Review of The Priest of Paraguay, by Hugh O'Shaughnessy and Edgar Venerando Ruiz

The Priest of Paraguay Paraguay is the latest country in South America to shake off some of the constraints imposed by international capitalism. It follows in the wake of Brazil, Venezuela, Ecuador and Bolivia. Hugh O'Shaughnessy, an observer of Latin America for many years (he was a confrère of Salvador Allende) and Edgar Venerando Ruiz Diaz, a journalist in Paraguay, take up the story in The Priest of Paraguay.

In a sense their description of what has gone on this landlocked country outdoes any Graham Greene parody, except of course it is all true. Alfredo Stroessner, the former dictator, holds cabinet meetings in a brothel and turns a blind eye to former Nazis, ministers of all stripes rip off millions of dollars as they build two hydroelectric dams, an unfortunate Chilean critic is locked up for five years in conditions that make you shudder just to read about them. Stroessner is finally toppled after 35 years in 1989 following a shoot-out with a general, who then takes over, while El Excelentísimo is allowed to flee and lives out the rest of his life in Brazil, dying in 2006 at the age of 93.

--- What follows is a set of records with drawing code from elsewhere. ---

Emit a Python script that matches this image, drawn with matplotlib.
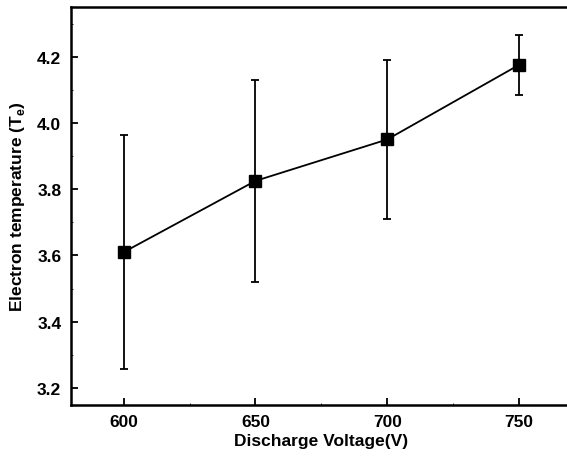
import matplotlib.pyplot as plt

voltage = [600, 650, 700, 750]
te = [3.61, 3.825, 3.95, 4.175]
te_err = [0.354, 0.305, 0.24, 0.09]

plt.rcParams['font.family'] = ['Liberation Sans', 'DejaVu Sans']
plt.rcParams['font.weight'] = 'bold'

fig = plt.figure(figsize=(5.67, 4.64), dpi=100)
ax = fig.add_axes([0.1252, 0.1259, 0.883, 0.857])

ax.errorbar(voltage, te, yerr=te_err, color='black', linewidth=1.3,
            elinewidth=1.3, capsize=3, capthick=1.3,
            marker='s', markersize=8.5)

ax.set_xlim(580, 770)
ax.set_ylim(3.15, 4.35)
ax.set_xticks([600, 650, 700, 750])
ax.set_xticks([625, 675, 725], minor=True)
ax.set_yticks([3.2, 3.4, 3.6, 3.8, 4.0, 4.2])
ax.set_yticks([3.3, 3.5, 3.7, 3.9, 4.1, 4.3], minor=True)
ax.tick_params(which='major', direction='in', length=5, width=1.3, labelsize=12.5, pad=7)
ax.tick_params(which='minor', direction='in', length=1.5, width=0.6)
for s in ax.spines.values():
    s.set_linewidth(1.8)

ax.set_xlabel('Discharge Voltage(V)', fontsize=12.5, fontweight='bold', labelpad=3)
ax.set_ylabel('Electron temperature (T$_\\mathregular{e}$)', fontsize=12.5, fontweight='bold', labelpad=7)

fig.savefig('out.png', dpi=100)
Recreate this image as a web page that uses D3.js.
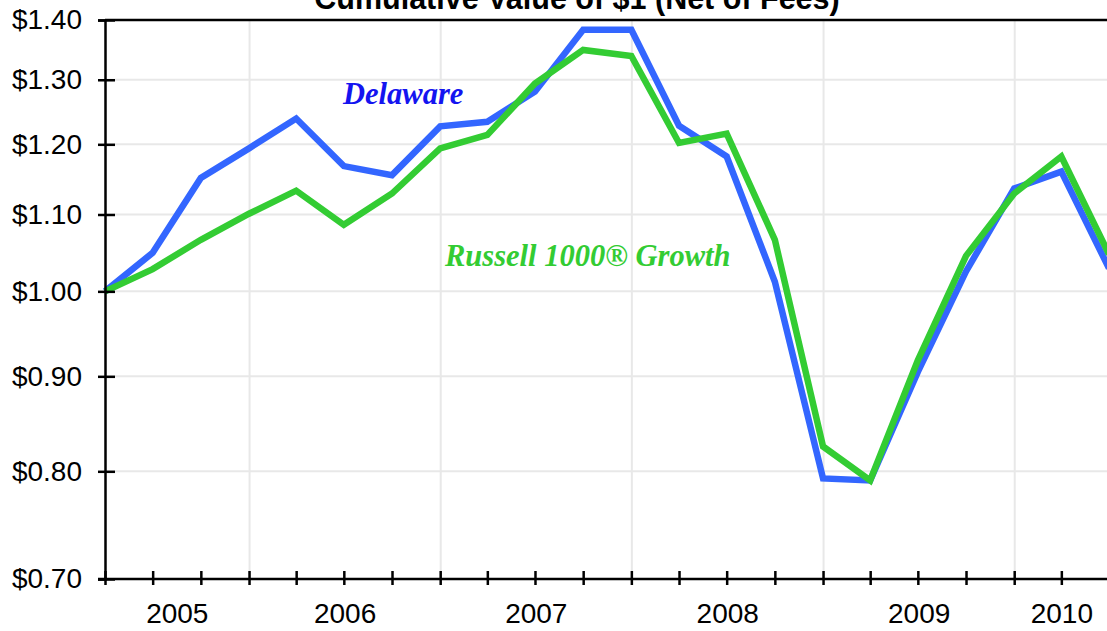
<!DOCTYPE html>
<html>
<head>
    <meta charset="utf-8">
    <title>Cumulative Value of $1 (Net of Fees)</title>
    <script src="https://d3js.org/d3.v7.min.js"></script>
    <style>
        body { margin: 0; background: #fff; }
        svg { display: block; }
    </style>
</head>
<body>
    <svg id="chart" width="1107" height="631"></svg>

    <script>
        // quarter ends
        const dates = ["2005-03-31", "2005-06-30", "2005-09-30", "2005-12-31",
                       "2006-03-31", "2006-06-30", "2006-09-30", "2006-12-31",
                       "2007-03-31", "2007-06-30", "2007-09-30", "2007-12-31",
                       "2008-03-31", "2008-06-30", "2008-09-30", "2008-12-31",
                       "2009-03-31", "2009-06-30", "2009-09-30", "2009-12-31",
                       "2010-03-31", "2010-06-30"];
        const delaware = [1.00, 1.049, 1.151, 1.194, 1.239, 1.168, 1.155, 1.227, 1.234, 1.281, 1.383,
                          1.383, 1.228, 1.182, 1.012, 0.793, 0.791, 0.905, 1.025, 1.136, 1.160, 1.029];
        const russell = [1.00, 1.028, 1.066, 1.101, 1.133, 1.086, 1.129, 1.194, 1.214, 1.294, 1.349,
                         1.339, 1.202, 1.216, 1.066, 0.825, 0.791, 0.918, 1.045, 1.129, 1.182, 1.047];
        const yTicks = [0.70, 0.80, 0.90, 1.00, 1.10, 1.20, 1.30, 1.40];
        const years = [2005, 2006, 2007, 2008, 2009, 2010];

        const parse = d3.timeParse("%Y-%m-%d");
        const qDates = dates.map(parse);

        const svg = d3.select("#chart");
        const mLeft = 105, mTop = 20, mBottom = 579, mRight = 1109;

        const x = d3.scaleTime()
            .domain(d3.extent(qDates))
            .range([mLeft, mRight]);
        const y = d3.scaleLog()
            .domain([0.7, 1.4])
            .range([mBottom, mTop]);

        // grid
        svg.append("g")
            .selectAll("line")
            .data(yTicks.slice(1, -1))
            .join("line")
            .attr("x1", mLeft).attr("x2", 1107)
            .attr("y1", d => y(d)).attr("y2", d => y(d))
            .attr("stroke", "#e8e8e8").attr("stroke-width", 2);

        svg.append("g")
            .selectAll("line")
            .data(years.slice(1))
            .join("line")
            .attr("x1", d => x(new Date(d, 0, 1))).attr("x2", d => x(new Date(d, 0, 1)))
            .attr("y1", mTop).attr("y2", mBottom)
            .attr("stroke", "#e8e8e8").attr("stroke-width", 2);

        // lines
        const line = d3.line()
            .x((d, i) => x(qDates[i]))
            .y(d => y(d));

        svg.append("path")
            .datum(delaware)
            .attr("d", line)
            .attr("fill", "none")
            .attr("stroke", "#3366ff")
            .attr("stroke-width", 6.5)
            .attr("stroke-linejoin", "miter");

        svg.append("path")
            .datum(russell)
            .attr("d", line)
            .attr("fill", "none")
            .attr("stroke", "#33cc33")
            .attr("stroke-width", 6.5)
            .attr("stroke-linejoin", "miter");

        // top border
        svg.append("line")
            .attr("x1", mLeft).attr("x2", 1107)
            .attr("y1", mTop).attr("y2", mTop)
            .attr("stroke", "#000").attr("stroke-width", 2.5);

        // y axis
        const yAxis = svg.append("g")
            .attr("transform", `translate(${mLeft},0)`)
            .call(d3.axisLeft(y)
                .tickValues(yTicks)
                .tickFormat(d => "$" + d.toFixed(2))
                .tickSize(7)
                .tickPadding(16));
        yAxis.select(".domain").attr("stroke-width", 2.5);
        yAxis.selectAll(".tick line").attr("x2", 10).attr("x1", -7).attr("stroke-width", 2.5);
        yAxis.selectAll("text")
            .attr("font-family", "'Liberation Sans', Arial, sans-serif")
            .attr("font-size", 28)
            .attr("fill", "#000");

        // x axis
        const xAxis = svg.append("g")
            .attr("transform", `translate(0,${mBottom})`)
            .call(d3.axisBottom(x)
                .tickValues(qDates)
                .tickFormat("")
                .tickSizeOuter(0));
        xAxis.select(".domain").attr("d", `M${mLeft - 7},0H1107`).attr("stroke-width", 2.5);
        xAxis.selectAll(".tick line").attr("y1", -8).attr("y2", 6).attr("stroke-width", 2.5);

        // year labels centred in the visible part of each year
        const [d0, d1] = x.domain();
        svg.append("g")
            .selectAll("text")
            .data(years)
            .join("text")
            .attr("x", d => {
                const a = Math.max(+new Date(d, 0, 1), +d0);
                const b = Math.min(+new Date(d + 1, 0, 1), +d1);
                return x(new Date((a + b) / 2));
            })
            .attr("y", 623)
            .attr("text-anchor", "middle")
            .attr("font-family", "'Liberation Sans', Arial, sans-serif")
            .attr("font-size", 28)
            .text(d => d);

        // title (cut off at the top, as in the source)
        svg.append("text")
            .attr("x", 577)
            .attr("y", 9)
            .attr("text-anchor", "middle")
            .attr("font-family", "'Liberation Sans', Arial, sans-serif")
            .attr("font-weight", "bold")
            .attr("font-size", 30.5)
            .text("Cumulative Value of $1 (Net of Fees)");

        // series labels
        svg.append("text")
            .attr("x", 343).attr("y", 104)
            .attr("font-family", "'Liberation Serif', 'Times New Roman', serif")
            .attr("font-weight", "bold").attr("font-style", "italic")
            .attr("font-size", 30.5)
            .attr("fill", "#1414f0")
            .text("Delaware");

        svg.append("text")
            .attr("x", 445).attr("y", 266)
            .attr("font-family", "'Liberation Serif', 'Times New Roman', serif")
            .attr("font-weight", "bold").attr("font-style", "italic")
            .attr("font-size", 30.5)
            .attr("fill", "#33cc33")
            .text("Russell 1000® Growth");
    </script>
</body>
</html>
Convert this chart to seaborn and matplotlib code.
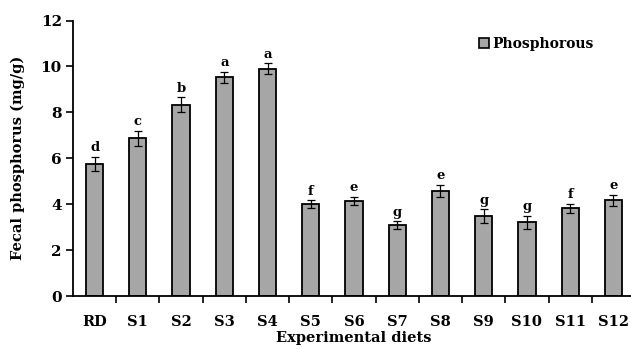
import matplotlib
matplotlib.use("Agg")
import matplotlib.pyplot as plt
import seaborn as sns
import pandas as pd
from matplotlib.patches import Patch
from matplotlib.ticker import FixedLocator

diets = ["RD", "S1", "S2", "S3", "S4", "S5", "S6", "S7", "S8", "S9", "S10", "S11", "S12"]
phosphorus = [5.75, 6.87, 8.33, 9.52, 9.90, 4.01, 4.14, 3.09, 4.59, 3.47, 3.21, 3.82, 4.17]
errors = [0.30, 0.32, 0.32, 0.25, 0.23, 0.16, 0.19, 0.16, 0.26, 0.30, 0.27, 0.20, 0.24]
letters = ["d", "c", "b", "a", "a", "f", "e", "g", "e", "g", "g", "f", "e"]

df = pd.DataFrame({"diet": diets, "value": phosphorus, "err": errors})

sns.set_style("white")
plt.rcParams["font.family"] = ["DejaVu Serif"]
plt.rcParams["font.weight"] = "bold"
plt.rcParams["text.color"] = "black"
plt.rcParams["axes.labelcolor"] = "black"
plt.rcParams["xtick.color"] = "black"
plt.rcParams["ytick.color"] = "black"

fig = plt.figure(figsize=(6.31, 3.49), dpi=100)
ax = fig.add_axes([73 / 631, 53 / 349, 562 / 631, 275.5 / 349])

bar_color = "#a6a6a6"
sns.barplot(data=df, x="diet", y="value", color=bar_color, edgecolor="black",
            linewidth=1.3, width=0.4, errorbar=None, saturation=1, ax=ax)

ax.errorbar(range(len(diets)), df["value"], yerr=df["err"], fmt="none",
            ecolor="black", elinewidth=0.9, capsize=3, capthick=0.9)

for i, (v, e, t) in enumerate(zip(phosphorus, errors, letters)):
    ax.text(i, v + e + 0.12, t, ha="center", va="bottom",
            fontsize=9.5, fontweight="bold", color="black")

ax.set_xlim(-0.5, len(diets) - 0.5)
ax.set_ylim(0, 12)
ax.set_yticks(range(0, 13, 2))
ax.tick_params(axis="y", direction="out", length=5, width=1.2, left=True,
               labelsize=11, pad=3, colors="black")
ax.tick_params(axis="x", which="major", length=0, labelsize=10.5, pad=14, colors="black")
ax.xaxis.set_minor_locator(FixedLocator([i + 0.5 for i in range(len(diets))]))
ax.tick_params(axis="x", which="minor", direction="out", length=5, width=1.2,
               bottom=True, colors="black")
for lbl in ax.get_xticklabels() + ax.get_yticklabels():
    lbl.set_fontweight("bold")

for side in ["top", "right"]:
    ax.spines[side].set_visible(False)
for side in ["left", "bottom"]:
    ax.spines[side].set_color("black")
    ax.spines[side].set_linewidth(1.3)

ax.set_xlabel("Experimental diets", fontsize=10.5, fontweight="bold", labelpad=1)
ax.set_ylabel("Fecal phosphorus (mg/g)", fontsize=10.5, fontweight="bold", labelpad=11)

handle = Patch(facecolor=bar_color, edgecolor="black", linewidth=1.2, label="Phosphorous")
ax.legend(handles=[handle], loc="upper left", bbox_to_anchor=(0.70, 0.985),
          frameon=False, handlelength=0.7, handleheight=0.7,
          handletextpad=0.3, prop={"weight": "bold", "size": 10})

fig.savefig("out.png", dpi=100)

The Latinobarometro, a social science group in Santiago, Chile, carries out a survey of attitudes each year, interviewing thousands of people in every country in Latin America except Cuba. The results are a mine of data, often deeply embarrassing for the advocates of the "market-knows-best" solutions. Paraguay comes bottom on all counts. Corruption, violence, employment, democracy. It's the pits. It is a case study of what happens when a white Spanish-speaking planter class, backed to the hilt for decades by the major imperialist power (you guessed) has its foot firmly on the neck of the indigena, the Guarani-speaking peasants. Now, thank God, at long last, things are changing. Hallelujah. The people of Paraguay have elected, been allowed to elect, Fernando Lugo, a former Roman Catholic bishop, a "moderate social democrat".

The Priest of Paraguay is very much a snapshot of a "work in progress", in fact a work that has barely begun. It is good on the role of liberation theology and the Catholic church: the Jesuits, inspired by Pedro Las Casas, the celebrated defender of the indigenous populations in the 16th century, and today a grouping called the Verbistas, showing clearly how Lugo is standing on the shoulders of other Catholics who have gone before. It also makes clear the limited ambitions of this progressively-minded politician, who was in fact only elected because the ruling Colorado party was almost totally discredited. The book could be better: it could have provided a more grounded statistical base and the quality of the photographs is below par. But if you want to know about what's going on in this obscure South America state you'll want to read it.